Kinderkriegen – ja oder nein? Das ist eine Frage, die sich für die meisten Frauen oder Paare irgendwann im Leben stellt. Allerdings ist es auch ein Thema, bei dem sich Freunde einmischen oder gesellschaftliche Erwartungen eine Rolle spielen. Autorin Melanie Hughes hat in der SWR3-Vormittagsshow mit Nicola Müntefering beschrieben, wie sich für sie der Weg zu einer wirklich eigenen Entscheidung angefühlt hat:
Will ich ein Kind – ja oder nein?
Auf unser Interview im Radio haben viele SWR3-Hörer reagiert.
Und es haben sich auch Frauen bei uns gemeldet, die davon berichten, wie schwierig es für sie ist, nicht in der Mutterrolle aufzugehen – und darüber zu sprechen, ohne verurteilt zu werden:
Darf ich sagen, dass ich nicht glücklich bin als Mutter?
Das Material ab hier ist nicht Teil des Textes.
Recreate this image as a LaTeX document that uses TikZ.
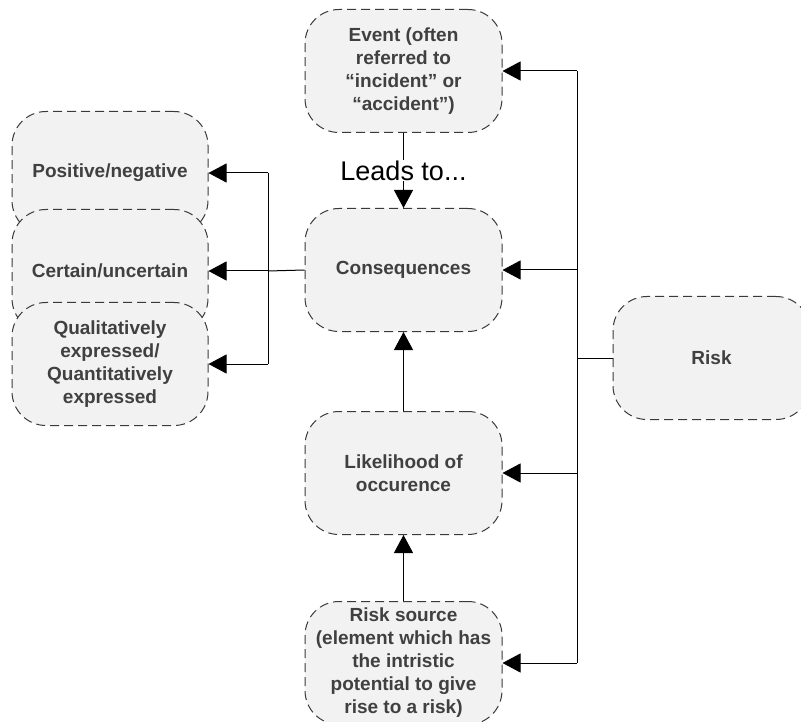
\documentclass[tikz,border=0pt]{standalone}
\usepackage{fontspec}
\setmainfont{Liberation Sans}
\usetikzlibrary{arrows.meta}
\definecolor{boxfill}{HTML}{F2F2F2}
\definecolor{boxline}{HTML}{3A3A3A}
\definecolor{boxtext}{HTML}{404040}
\begin{document}
\begin{tikzpicture}[x=1pt,y=-1pt,
  riskbox/.style={draw=boxline, fill=boxfill, dash pattern=on 9pt off 5pt,
    line width=1pt, rounded corners=34pt, minimum width=197pt,
    minimum height=123pt, align=center, text=boxtext, inner sep=2pt,
    font=\fontsize{19}{23}\selectfont\bfseries},
  link/.style={line width=1pt, draw=black},
  tip/.style={-{Triangle[length=18pt,width=19pt]}}]
\useasboundingbox (0,0) rectangle (801,722);

% central column
\node[riskbox] (event) at (403.5,71) {Event (often\\referred to\\“incident” or\\“accident”)};
\node[riskbox] (cons) at (403.5,270) {Consequences};
\node[riskbox] (like) at (403.5,473) {Likelihood of\\occurence};
\node[riskbox] (src) at (403.5,663) {Risk source\\(element which has\\the intristic\\potential to give\\rise to a risk)};

% properties of consequences, stacked and overlapping
\node[riskbox, minimum width=196pt] (pos) at (110,173) {Positive/negative};
\node[riskbox, minimum width=196pt] (cert) at (110,271) {Certain/uncertain};
\node[riskbox, minimum width=196pt] (qual) at (110,364) {Qualitatively\\expressed/\\Quantitatively\\expressed};

% risk
\node[riskbox] (risk) at (711.5,358) {Risk};

% bus coordinates
\coordinate (rbus) at (577,358);
\coordinate (lbus) at (268,271);

% event leads to consequences
\draw[link, tip] (event) -- node[fill=white, inner sep=1pt, text=black,
  font=\fontsize{27}{30}\selectfont] {Leads to...} (cons);
\draw[link, tip] (like) -- (cons);
\draw[link, tip] (src) -- (like);

% risk to its elements
\draw[link] (risk.west) -- (rbus);
\draw[link] (rbus |- event) -- (rbus |- src);
\draw[link, tip] (rbus |- event) -- (event.east);
\draw[link, tip] (rbus |- cons) -- (cons.east);
\draw[link, tip] (rbus |- like) -- (like.east);
\draw[link, tip] (rbus |- src) -- (src.east);

% consequences to its properties
\draw[link] (cons.west) -- (lbus);
\draw[link] (lbus |- pos) -- (lbus |- qual);
\draw[link, tip] (lbus |- pos) -- (pos.east);
\draw[link, tip] (lbus |- cert) -- (cert.east);
\draw[link, tip] (lbus |- qual) -- (qual.east);
\end{tikzpicture}
\end{document}
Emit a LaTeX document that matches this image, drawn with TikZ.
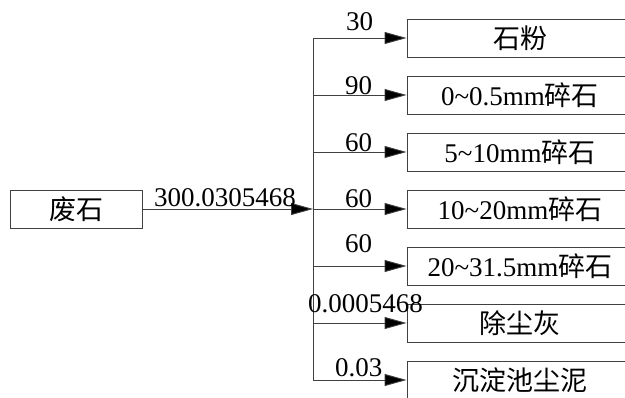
\documentclass[tikz,border=0pt]{standalone}
\usepackage{fontspec}
\setmainfont{Liberation Serif}
\newfontfamily\cjk{Noto Sans CJK SC}
\usetikzlibrary{arrows.meta}
\tikzset{
  box/.style={draw=black!75, line width=0.9pt, minimum width=226pt, minimum height=38pt, inner sep=0pt, font=\fontsize{27}{30}\selectfont},
  srcbox/.style={draw=black!75, line width=0.9pt, minimum width=132pt, minimum height=38pt, inner sep=0pt, font=\fontsize{27}{30}\selectfont},
  flow/.style={draw=black!75, line width=0.9pt, -{Triangle[length=22pt,width=12pt,fill=black]}},
  trunk/.style={draw=black!75, line width=0.9pt},
  qty/.style={anchor=base west, inner sep=0pt, font=\fontsize{27}{30}\selectfont}
}
\begin{document}
\begin{tikzpicture}[x=1pt,y=-1pt]
\clip (0,0) rectangle (625,397);
\fill[white] (0,0) rectangle (625,397);
\node[srcbox] (src) at (76,209) {{\cjk 废石}};
\node[box] (b1) at (520,38) {{\cjk 石粉}};
\node[box] (b2) at (520,95) {0\textasciitilde0.5mm{\cjk 碎石}};
\node[box] (b3) at (520,152) {5\textasciitilde10mm{\cjk 碎石}};
\node[box] (b4) at (520,209) {10\textasciitilde20mm{\cjk 碎石}};
\node[box] (b5) at (520,266) {20\textasciitilde31.5mm{\cjk 碎石}};
\node[box] (b6) at (520,323) {{\cjk 除尘灰}};
\node[box] (b7) at (520,380) {{\cjk 沉淀池尘泥}};
\coordinate (j) at (313,209);
\coordinate (t1) at (313,38);
\coordinate (t2) at (313,95);
\coordinate (t3) at (313,152);
\coordinate (t5) at (313,266);
\coordinate (t6) at (313,323);
\coordinate (t7) at (313,380);
\draw[trunk] (t1) -- (t7);
\draw[flow] (src.east) -- (j);
\draw[flow] (t1) -- (b1.west);
\draw[flow] (t2) -- (b2.west);
\draw[flow] (t3) -- (b3.west);
\draw[flow] (j) -- (b4.west);
\draw[flow] (t5) -- (b5.west);
\draw[flow] (t6) -- (b6.west);
\draw[flow] (t7) -- (b7.west);
\node[qty] (q0) at (154,206) {300.0305468};
\node[qty] (q1) at (346,30) {30};
\node[qty] (q2) at (345,94) {90};
\node[qty] (q3) at (345,151) {60};
\node[qty] (q4) at (345,207) {60};
\node[qty] (q5) at (345,252) {60};
\node[qty] (q6) at (308,312) {0.0005468};
\node[qty] (q7) at (335,376) {0.03};
\end{tikzpicture}
\end{document}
Ich bereue es, Mutter geworden zu sein. Darf eine Frau so etwas sagen? „Unbedingt, darüber muss man sprechen“, hat Autorin Sarah Fischer im Interview mit SWR3 gesagt. Sie liebt ihre Tochter, aber eben nicht ihre Mutterrolle. Experten sehen dies als ernstzunehmende Gefühlslage, von der Frauen unverschuldet betroffen sein können – ähnlich wie bei Depressionen.
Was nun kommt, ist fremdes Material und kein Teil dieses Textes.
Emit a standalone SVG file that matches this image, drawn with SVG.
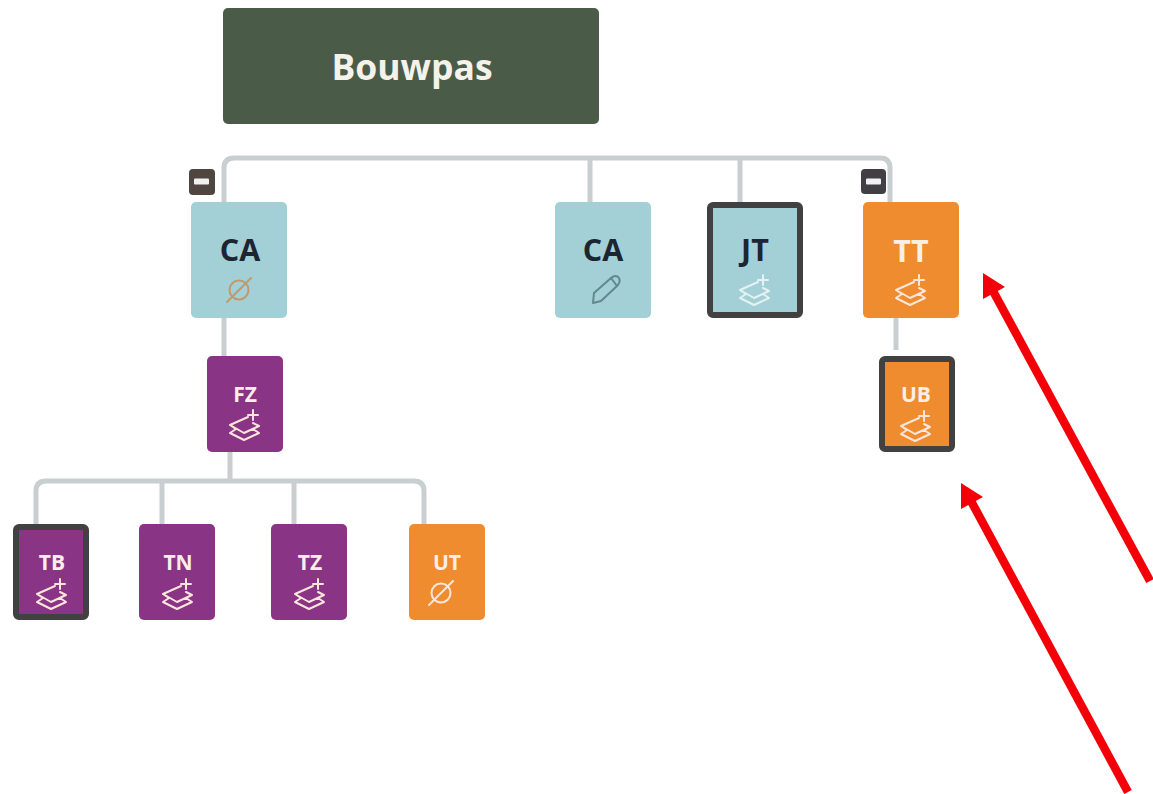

Als Sarah Fischer ihre Tochter bekam, war eigentlich erst einmal alles gut. Sie bereute ihre Entscheidung nicht, Mutter geworden zu sein. Ganz selbstverständlich ging sie auf eine längere Geschäftsreise, da war ihre Tochter neun oder zehn Monate alt. „Da haben sich Leute gewundert, wie das denn gehen kann – eine Mutter gehört doch zum Kind.“ Sie fragten, wie egoistisch es sei, dass die junge Mutter jetzt schon wieder arbeitet.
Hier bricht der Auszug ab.